Me: Why do you doubt god’s existence because some kids you didn’t even know died? Thousands of people die every fucking day, many of them children. What makes these kids so special? Because a bunch of them went out together? Because their deaths are being covered on the news? Because they’re American?
Her: It’s horrible!
Me: Yeah. Every death is horrible. No death is more or less horrible than any other though, at least to the person who’s dying. We all gotta pay the price of life someday. I’m gonna die. You’re gonna die. If there was any justice in the world that bum out there would drop dead right now.

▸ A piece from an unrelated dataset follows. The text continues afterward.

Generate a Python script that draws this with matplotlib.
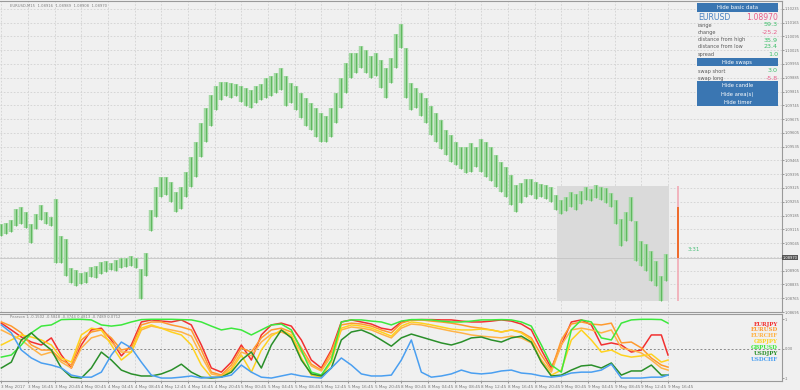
import matplotlib
matplotlib.use("Agg")
import matplotlib.pyplot as plt

# ---------------- data ----------------
# EURUSD M15 price bars, sampled every 3 bars (bar 0 = 3 May 12:45)
bar_idx = list(range(0, 400, 3))
highs = [1.09140,1.09145,1.09160,1.09220,1.09230,1.09205,1.09140,1.09195,1.09240,1.09205,
         1.09180,1.09270,1.09079,1.09064,1.08918,1.08908,1.08893,1.08898,1.08924,1.08929,
         1.08949,1.08954,1.08944,1.08959,1.08969,1.08969,1.08979,1.08969,1.08913,1.08994,
         1.09215,1.09331,1.09381,1.09381,1.09356,1.09305,1.09331,1.09406,1.09481,1.09557,
         1.09657,1.09733,1.09798,1.09843,1.09863,1.09863,1.09858,1.09853,1.09843,1.09833,
         1.09823,1.09843,1.09853,1.09883,1.09893,1.09908,1.09934,1.09893,1.09858,1.09843,
         1.09808,1.09783,1.09758,1.09733,1.09707,1.09692,1.09733,1.09808,1.09883,1.09959,
         1.10009,1.10009,1.10044,1.10024,1.09994,1.10009,1.09974,1.09934,1.09984,1.10109,
         1.10160,1.10034,1.09858,1.09833,1.09808,1.09783,1.09743,1.09707,1.09672,1.09622,
         1.09592,1.09557,1.09532,1.09532,1.09552,1.09532,1.09572,1.09557,1.09532,1.09491,
         1.09456,1.09431,1.09391,1.09341,1.09351,1.09371,1.09371,1.09356,1.09346,1.09341,
         1.09331,1.09290,1.09265,1.09280,1.09305,1.09295,1.09310,1.09331,1.09320,1.09341,
         1.09331,1.09326,1.09300,1.09265,1.09170,1.09205,1.09280,1.09155,1.09054,1.09039,
         1.09004,1.08954,1.08878,1.08989]
lows  = [1.09079,1.09089,1.09099,1.09130,1.09140,1.09120,1.09044,1.09115,1.09160,1.09140,
         1.09130,1.08944,1.08944,1.08878,1.08843,1.08828,1.08838,1.08843,1.08873,1.08868,
         1.08888,1.08898,1.08908,1.08903,1.08918,1.08924,1.08929,1.08918,1.08763,1.08878,
         1.09104,1.09180,1.09280,1.09290,1.09255,1.09205,1.09220,1.09280,1.09331,1.09381,
         1.09481,1.09557,1.09642,1.09723,1.09773,1.09793,1.09783,1.09793,1.09763,1.09743,
         1.09733,1.09758,1.09773,1.09783,1.09793,1.09808,1.09823,1.09743,1.09758,1.09723,
         1.09682,1.09642,1.09622,1.09582,1.09557,1.09557,1.09582,1.09657,1.09733,1.09808,
         1.09883,1.09908,1.09934,1.09908,1.09883,1.09893,1.09833,1.09783,1.09858,1.09934,
         1.10034,1.09783,1.09723,1.09733,1.09692,1.09657,1.09592,1.09557,1.09522,1.09491,
         1.09456,1.09441,1.09421,1.09401,1.09406,1.09431,1.09406,1.09381,1.09361,1.09331,
         1.09305,1.09280,1.09240,1.09205,1.09250,1.09280,1.09290,1.09270,1.09280,1.09270,
         1.09255,1.09215,1.09195,1.09210,1.09230,1.09215,1.09245,1.09265,1.09260,1.09275,
         1.09265,1.09250,1.09230,1.09140,1.09029,1.09054,1.09155,1.08954,1.08929,1.08903,
         1.08853,1.08828,1.08753,1.08853]

last_price = 1.08970
price_ticks = [1.10235 - 0.0007 * k for k in range(23)]

# area box (bars) and its price range
area_bars = (333.5, 400.5)
area_prices = (1.08753, 1.09335)

# Pearson correlation lines, sampled every 6 bars (+ last bar)
corr_idx = list(range(0, 397, 6)) + [400]
eurjpy = [0.86,0.63,0.39,0.22,0.12,0.36,-0.22,-0.66,0.12,0.63,
          0.69,0.29,-0.25,0.12,0.90,0.97,0.93,0.90,0.97,0.80,
          0.12,-0.66,-0.80,-0.46,0.12,-0.39,0.46,0.80,0.86,0.76,
          0.29,-0.39,-0.66,-0.05,0.90,0.97,0.90,0.83,0.69,0.63,
          0.90,0.97,0.98,0.98,0.97,0.97,0.93,0.90,0.90,0.93,
          0.97,0.93,0.83,0.63,-0.05,-0.66,0.12,0.90,0.97,0.80,
          0.12,0.19,0.12,-0.12,-0.05,0.46,0.46,-0.22]
eurusd = [0.90,0.76,0.53,0.12,-0.05,-0.05,-0.39,-0.56,0.29,0.56,
          0.63,0.36,-0.05,0.02,0.80,0.90,0.90,0.80,0.73,0.63,
          -0.05,-0.80,-0.90,-0.56,0.02,-0.12,0.36,0.63,0.69,0.56,
          0.02,-0.53,-0.73,-0.12,0.80,0.86,0.83,0.76,0.63,0.53,
          0.86,0.97,0.97,0.93,0.90,0.86,0.80,0.73,0.69,0.63,
          0.56,0.63,0.56,0.36,-0.22,-0.73,0.29,0.83,0.90,0.83,
          0.80,0.86,0.19,0.22,0.02,-0.32,-0.56,-0.63]
eurchf = [0.63,0.46,0.29,0.02,-0.22,-0.12,-0.46,-0.66,0.02,0.36,
          0.46,0.22,-0.12,-0.12,0.63,0.76,0.69,0.63,0.56,0.42,
          -0.25,-0.86,-0.93,-0.66,-0.12,-0.25,0.22,0.49,0.56,0.42,
          -0.12,-0.59,-0.76,-0.25,0.63,0.73,0.69,0.63,0.49,0.36,
          0.69,0.83,0.80,0.73,0.66,0.59,0.53,0.46,0.42,0.39,
          0.36,0.42,0.36,0.19,-0.39,-0.80,0.12,0.63,0.69,0.63,
          0.53,0.63,0.02,-0.05,-0.15,-0.39,-0.66,-0.73]
gbpjpy = [0.12,0.29,0.46,0.39,0.29,0.12,-0.32,-0.46,0.46,0.69,
          0.63,0.12,-0.39,-0.12,0.69,0.80,0.69,0.56,0.46,0.12,
          -0.56,-0.97,-0.97,-0.73,-0.22,-0.80,-0.05,0.42,0.63,0.46,
          -0.32,-0.90,-0.97,-0.46,0.69,0.80,0.76,0.69,0.56,0.42,
          0.76,0.90,0.86,0.80,0.73,0.66,0.63,0.63,0.66,0.63,
          0.56,0.63,0.53,0.29,-0.46,-0.90,-0.73,0.29,0.63,0.29,
          -0.12,-0.05,-0.22,-0.29,-0.25,-0.19,-0.46,-0.39]
gbpusd = [-0.29,-0.22,0.12,0.53,0.76,0.80,0.98,0.99,0.99,0.97,
          0.80,0.76,0.80,0.90,0.98,0.99,0.99,0.99,0.98,0.97,
          0.90,0.76,0.63,0.69,0.63,0.46,0.63,0.80,0.83,0.63,
          -0.05,-0.80,-0.90,-0.39,0.90,0.97,0.97,0.93,0.90,0.80,
          0.93,0.98,0.98,0.97,0.93,0.90,0.90,0.93,0.97,0.97,
          0.98,0.97,0.90,0.76,0.12,-0.56,-0.80,0.63,0.97,0.90,
          0.36,0.29,0.86,0.97,0.99,0.99,0.98,0.86]
usdjpy = [-0.66,-0.46,0.29,0.53,0.22,-0.05,-0.66,-0.97,-1.00,-0.66,
          -0.12,-0.39,-0.73,-0.86,-0.93,-0.93,-0.86,-0.73,-0.53,-0.80,
          -0.97,-1.00,-0.97,-0.80,-0.39,-0.12,-0.66,0.12,0.63,0.36,
          -0.39,-0.86,-0.93,-0.66,0.29,0.56,0.63,0.49,0.29,0.08,
          0.36,0.49,0.39,0.29,0.19,0.12,0.22,0.36,0.39,0.29,
          0.22,0.36,0.42,0.22,-0.46,-0.93,-0.90,-0.73,-0.59,-0.56,
          -0.66,-0.49,-0.90,-0.76,-0.76,-0.56,-0.90,-0.90]
usdchf = [0.80,0.53,-0.05,-0.32,-0.49,-0.56,-0.66,-0.90,-0.97,-0.97,
          -0.80,-0.22,0.22,0.02,-0.46,-0.90,-1.00,-1.00,-0.97,-0.93,
          -1.00,-0.97,-0.97,-0.90,-0.56,-0.80,-0.97,-1.00,-0.93,-0.86,
          -0.93,-0.97,-1.00,-0.66,-0.32,-0.56,-0.86,-0.93,-0.93,-0.90,
          -0.39,0.29,-0.80,-0.97,-0.93,-0.86,-0.73,-0.83,-0.86,-0.83,
          -0.76,-0.73,-0.83,-0.86,-0.93,-0.97,-0.93,-0.83,-0.80,-0.80,
          -0.73,-0.53,-1.00,-1.00,-1.00,-0.97,-0.97,-0.90]

pair_names = ["EURJPY","EURUSD","EURCHF","GBPJPY","GBPUSD","USDJPY","USDCHF"]
pair_colors = ["#f23030","#ff9a2e","#ffb347","#ffd21f","#3de83d","#2a8f2a","#4a9ff0"]

xtick_labels = ["3 May 2017","3 May 16:45","3 May 20:45","4 May 00:45","4 May 04:45","4 May 08:45",
                "4 May 12:45","4 May 16:45","4 May 20:45","5 May 00:45","5 May 04:45","5 May 08:45",
                "5 May 12:45","5 May 16:45","5 May 20:45","8 May 00:45","8 May 04:45","8 May 08:45",
                "8 May 12:45","8 May 16:45","8 May 20:45","9 May 00:45","9 May 04:45","9 May 08:45",
                "9 May 12:45","9 May 16:45"]

info_rows = ["range", "change", "distance from high", "distance from low", "spread"]
info_vals = ["59.3", "-25.2", "35.9", "23.4", "1.0"]
swap_rows = ["swap short", "swap long"]
swap_vals = ["3.0", "-5.8"]
buttons = ["Hide basic data", "Hide swaps", "Hide candle", "Hide area(s)", "Hide timer"]

# ---------------- figure ----------------
BG = "#f0f0f0"
GRID = "#d2d2d2"
TXT = "#5a5a5a"
GREEN_V = "#3dbf6a"
PINK_V = "#e8608c"
fig = plt.figure(figsize=(8, 3.9), dpi=100, facecolor=BG)

W, H = 800.0, 390.0
def rect(x0, y0, x1, y1):
    return [x0 / W, 1 - y1 / H, (x1 - x0) / W, (y1 - y0) / H]
def fy(y):
    return 1 - y / H
def fx(x):
    return x / W

ax = fig.add_axes(rect(0, 1, 782, 312))
ax2 = fig.add_axes(rect(0, 314, 782, 381))
XL = (-0.8, 468.4)

for a in (ax, ax2):
    a.set_facecolor(BG)
    a.set_xlim(*XL)
    for s in a.spines.values():
        s.set_color("#9a9a9a")
        s.set_linewidth(0.8)
    a.spines["left"].set_visible(False)
    a.yaxis.tick_right()
    a.tick_params(axis="both", colors="#777777", labelsize=2.6, length=1.2, width=0.5, pad=0.8)

# ---- top panel ----
ax.set_ylim(1.087174, 1.10275)
ax.set_yticks(price_ticks)
# the tick under the current-price marker is hidden, as in the terminal
ax.set_yticklabels(["" if abs(t - last_price) < 0.0002 else "%.5f" % t for t in price_ticks])
xt = [16 * k for k in range(26)]
ax.set_xticks(xt)
ax.set_xticklabels([])
ax.tick_params(axis="x", length=0)
ax.grid(True, color=GRID, linestyle=(0, (2, 2)), linewidth=0.6)
ax.set_axisbelow(True)

ax.add_patch(plt.Rectangle((area_bars[0], area_prices[0]), area_bars[1] - area_bars[0],
                           area_prices[1] - area_prices[0], color="#dadada", zorder=1, lw=0))
ax.vlines(bar_idx, lows, highs, color="#a3d9a3", linewidth=3.2, zorder=2)
ax.vlines(bar_idx, lows, highs, color="#5fb85f", linewidth=0.8, zorder=3)
ax.axhline(last_price, color="#c4c4c4", linewidth=0.6, zorder=1.5)
ax.vlines(406, area_prices[0], area_prices[1], color="#f2aab4", linewidth=1.2, zorder=3)
ax.vlines(406, last_price, 1.09230, color="#ef6a2a", linewidth=1.4, zorder=4)
ax.text(412, last_price + 0.00045, "3:31", color="#4cbf7a", fontsize=4.0, va="center", ha="left")
ax.text(1.001, last_price, "%.5f" % last_price, transform=ax.get_yaxis_transform(),
        fontsize=2.6, color="white", ha="left", va="center",
        bbox=dict(boxstyle="square,pad=0.15", fc="#555555", ec="none"))
ax.text(5, 1.10250, "EURUSD,M15  1.08916  1.08989  1.08908  1.08970", fontsize=2.7,
        color="#808080", va="center", ha="left")

# ---- info panel ----
px0, px1 = 697, 778
btn_y = [3.5, 58, 81.5, 90, 98.5]
for yb, lab in zip(btn_y, buttons):
    fig.patches.append(plt.Rectangle((fx(px0), fy(yb + 8)), (px1 - px0) / W, 8 / H,
                                     transform=fig.transFigure, fc="#3a76b2", ec="none"))
    fig.text(fx((px0 + px1) / 2), fy(yb + 4.2), lab, color="white", fontsize=3.8,
             ha="center", va="center")
fig.text(fx(px0 + 1), fy(17.5), "EURUSD", color="#4a82c2", fontsize=5.6, ha="left", va="center")
fig.text(fx(px1), fy(17.5), "1.08970", color=PINK_V, fontsize=5.6, ha="right", va="center")
row_y = [25, 32.5, 40, 47, 54.5]
for yr, lab, val in zip(row_y, info_rows, info_vals):
    fig.text(fx(px0 + 1), fy(yr), lab, color=TXT, fontsize=3.6, ha="left", va="center")
    fig.text(fx(px1), fy(yr), val, color=PINK_V if val.startswith("-") else GREEN_V,
             fontsize=4.6, ha="right", va="center")
for yr, lab, val in zip([71, 78.5], swap_rows, swap_vals):
    fig.text(fx(px0 + 1), fy(yr), lab, color=TXT, fontsize=3.6, ha="left", va="center")
    fig.text(fx(px1), fy(yr), val, color=PINK_V if val.startswith("-") else GREEN_V,
             fontsize=4.6, ha="right", va="center")

# ---- bottom panel ----
ax2.set_ylim(-1.10, 1.17)
ax2.set_yticks([1, 0, -1])
ax2.set_yticklabels(["1", "0.00", "-1"])
ax2.set_xticks(xt)
ax2.set_xticklabels(xtick_labels, ha="left")
ax2.tick_params(axis="x", labelsize=3.0, pad=1.5, length=1.5)
ax2.grid(True, axis="x", color=GRID, linestyle=(0, (2, 2)), linewidth=0.6)
ax2.axhline(0, color="#8a8a8a", linestyle=(0, (2, 2)), linewidth=0.7)
series = [eurjpy, eurusd, eurchf, gbpjpy, gbpusd, usdjpy, usdchf]
for i in [6, 5, 4, 3, 2, 1, 0]:
    ax2.plot(corr_idx, series[i], color=pair_colors[i], linewidth=1.1, zorder=3 + i)
ax2.text(5, 1.07, "Pearson 1 -0.1502 -0.5818 -0.3744 0.4813 -0.7489 0.0712", fontsize=2.7,
         color="#808080", va="center", ha="left", zorder=20)
for k, (nm, c) in enumerate(zip(pair_names, pair_colors)):
    ax2.text(0.995, 0.85 - k * 0.087, nm, transform=ax2.transAxes, color=c, fontsize=4.0,
             fontweight="bold", family="DejaVu Serif", ha="right", va="center", zorder=20)

fig.savefig("out.png", dpi=100, facecolor=BG)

That’s an important bit, though, isn’t it? Every death is awful. Every death is sacred. We all die – it is the last great Mystery.

I suspect that’s part of why deaths of so many, especially those so young, are so hard for many of us to grapple with – the sacred is made profane this way, turned into something horrific, by someone without honor.

Somewhere else I saw someone post that she hated the admonition to go home and hug your own kids because of the death of those at Sandy Hook. Her point was that she shouldn’t have to have death to tell her to love her kids, nor should those deaths guilt her into loving her kids more. I know that when a child dies amongst the support groups I’m a part of, I do go home and hug my kids, but I do so knowing that under different circumstances, it could have been them. It’s a little bit of survivors guilt, I think.

This is the darkest of the year. The time for new beginnings. We’ve released what no longer serves us, to make room for the new and helpful things to come into our lives.  Death, though, is just a step on the road, a beginning of its own, and it’s a good time of year to consider our own mortality.